====== Data segment

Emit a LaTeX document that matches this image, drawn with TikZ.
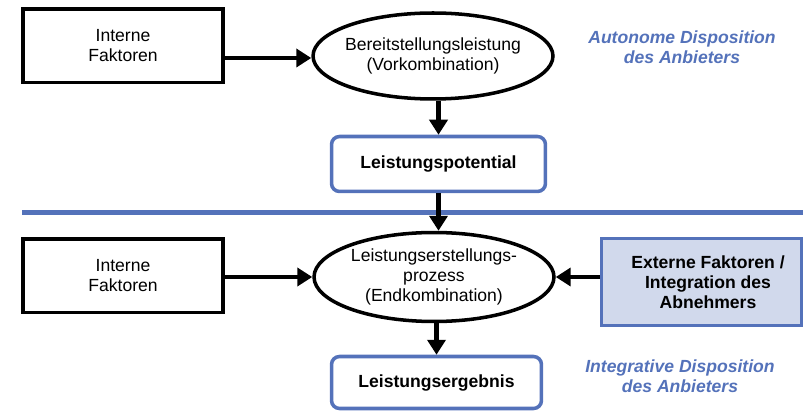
\documentclass[tikz,border=0pt]{standalone}
\usepackage{fontspec}
\setmainfont{Liberation Sans}
\usetikzlibrary{arrows.meta,shapes.geometric}
\definecolor{dispblue}{RGB}{84,114,186}
\definecolor{extfill}{RGB}{209,217,236}

\begin{document}
\begin{tikzpicture}[x=0.02cm, y=-0.02cm,
        every node/.style={font=\fontsize{10}{11.4}\selectfont},
        faktor/.style={draw=black, line width=2pt, rectangle, minimum width=4cm, minimum height=1.47cm, align=center},
        prozess/.style={draw=black, line width=2pt, ellipse, minimum width=4.8cm, minimum height=1.72cm},
        ergebnis/.style={draw=dispblue, line width=2pt, rounded corners=0.16cm, minimum width=4.28cm, minimum height=1.1cm, font=\fontsize{10}{11.4}\selectfont\bfseries},
        extern/.style={draw=dispblue, fill=extfill, line width=2pt, minimum width=4cm, minimum height=1.74cm, align=center, font=\fontsize{10}{11.4}\selectfont\bfseries},
        disp/.style={align=center, text=dispblue, font=\fontsize{10}{11.4}\selectfont\bfseries\itshape},
        pfeil/.style={line width=2.8pt, -{Triangle[length=0.3cm, width=0.36cm]}}]
        \useasboundingbox (0,0) rectangle (803,411);
        % obere Ebene
        \node[faktor] (intern1) at (123,46) {Interne\\Faktoren};
        \node[prozess] (vorkomb) at (433,56) {};
        \node[align=center] (vorkombtext) at (vorkomb) {Bereitstellungsleistung\\(Vorkombination)};
        \node[ergebnis] (potential) at (438.5,164) {Leistungspotential};
        \node[disp] (autonom) at (682,47) {Autonome Disposition\\des Anbieters};
        % Trennlinie
        \draw[draw=dispblue, line width=2.8pt] (22,212.5) -- (803,212.5);
        % untere Ebene
        \node[faktor] (intern2) at (123,276) {Interne\\Faktoren};
        \node[prozess, minimum height=1.78cm] (endkomb) at (434,277) {};
        \node[align=center] (endkombtext) at (endkomb) {Leistungserstellungs-\\prozess\\(Endkombination)};
        \node[extern] (extern) at (701.5,282) {};
        \node[align=center, font=\fontsize{10}{11.4}\selectfont\bfseries] (externtext) at ([xshift=0.13cm]extern) {Externe Faktoren /\\Integration des\\Abnehmers};
        \node[ergebnis, minimum width=4.2cm, minimum height=1.04cm] (leistergebnis) at (436.5,382.5) {Leistungsergebnis};
        \node[disp] (integrativ) at (680,376) {Integrative Disposition\\des Anbieters};
        % Pfeile
        \draw[pfeil] (intern1.east |- 0,58) -- (vorkomb.west |- 0,58);
        \draw[pfeil] (potential.north |- vorkomb.south) -- (potential.north);
        \draw[pfeil] (potential.south) -- (potential.south |- endkomb.north);
        \draw[pfeil] (intern2.east |- endkomb.west) -- (endkomb.west);
        \draw[pfeil] (extern.west |- endkomb.east) -- (endkomb.east);
        \draw[pfeil] (leistergebnis.north |- endkomb.south) -- (leistergebnis.north);
\end{tikzpicture}
\end{document}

============

### Do this
Print the whole listing above once more, word for word, without its pictures.

### Final result
Emit a LaTeX document that matches this image, drawn with TikZ.
\documentclass[tikz,border=0pt]{standalone}
\usepackage{fontspec}
\setmainfont{Liberation Sans}
\usetikzlibrary{arrows.meta,shapes.geometric}
\definecolor{dispblue}{RGB}{84,114,186}
\definecolor{extfill}{RGB}{209,217,236}

\begin{document}
\begin{tikzpicture}[x=0.02cm, y=-0.02cm,
        every node/.style={font=\fontsize{10}{11.4}\selectfont},
        faktor/.style={draw=black, line width=2pt, rectangle, minimum width=4cm, minimum height=1.47cm, align=center},
        prozess/.style={draw=black, line width=2pt, ellipse, minimum width=4.8cm, minimum height=1.72cm},
        ergebnis/.style={draw=dispblue, line width=2pt, rounded corners=0.16cm, minimum width=4.28cm, minimum height=1.1cm, font=\fontsize{10}{11.4}\selectfont\bfseries},
        extern/.style={draw=dispblue, fill=extfill, line width=2pt, minimum width=4cm, minimum height=1.74cm, align=center, font=\fontsize{10}{11.4}\selectfont\bfseries},
        disp/.style={align=center, text=dispblue, font=\fontsize{10}{11.4}\selectfont\bfseries\itshape},
        pfeil/.style={line width=2.8pt, -{Triangle[length=0.3cm, width=0.36cm]}}]
        \useasboundingbox (0,0) rectangle (803,411);
        % obere Ebene
        \node[faktor] (intern1) at (123,46) {Interne\\Faktoren};
        \node[prozess] (vorkomb) at (433,56) {};
        \node[align=center] (vorkombtext) at (vorkomb) {Bereitstellungsleistung\\(Vorkombination)};
        \node[ergebnis] (potential) at (438.5,164) {Leistungspotential};
        \node[disp] (autonom) at (682,47) {Autonome Disposition\\des Anbieters};
        % Trennlinie
        \draw[draw=dispblue, line width=2.8pt] (22,212.5) -- (803,212.5);
        % untere Ebene
        \node[faktor] (intern2) at (123,276) {Interne\\Faktoren};
        \node[prozess, minimum height=1.78cm] (endkomb) at (434,277) {};
        \node[align=center] (endkombtext) at (endkomb) {Leistungserstellungs-\\prozess\\(Endkombination)};
        \node[extern] (extern) at (701.5,282) {};
        \node[align=center, font=\fontsize{10}{11.4}\selectfont\bfseries] (externtext) at ([xshift=0.13cm]extern) {Externe Faktoren /\\Integration des\\Abnehmers};
        \node[ergebnis, minimum width=4.2cm, minimum height=1.04cm] (leistergebnis) at (436.5,382.5) {Leistungsergebnis};
        \node[disp] (integrativ) at (680,376) {Integrative Disposition\\des Anbieters};
        % Pfeile
        \draw[pfeil] (intern1.east |- 0,58) -- (vorkomb.west |- 0,58);
        \draw[pfeil] (potential.north |- vorkomb.south) -- (potential.north);
        \draw[pfeil] (potential.south) -- (potential.south |- endkomb.north);
        \draw[pfeil] (intern2.east |- endkomb.west) -- (endkomb.west);
        \draw[pfeil] (extern.west |- endkomb.east) -- (endkomb.east);
        \draw[pfeil] (leistergebnis.north |- endkomb.south) -- (leistergebnis.north);
\end{tikzpicture}
\end{document}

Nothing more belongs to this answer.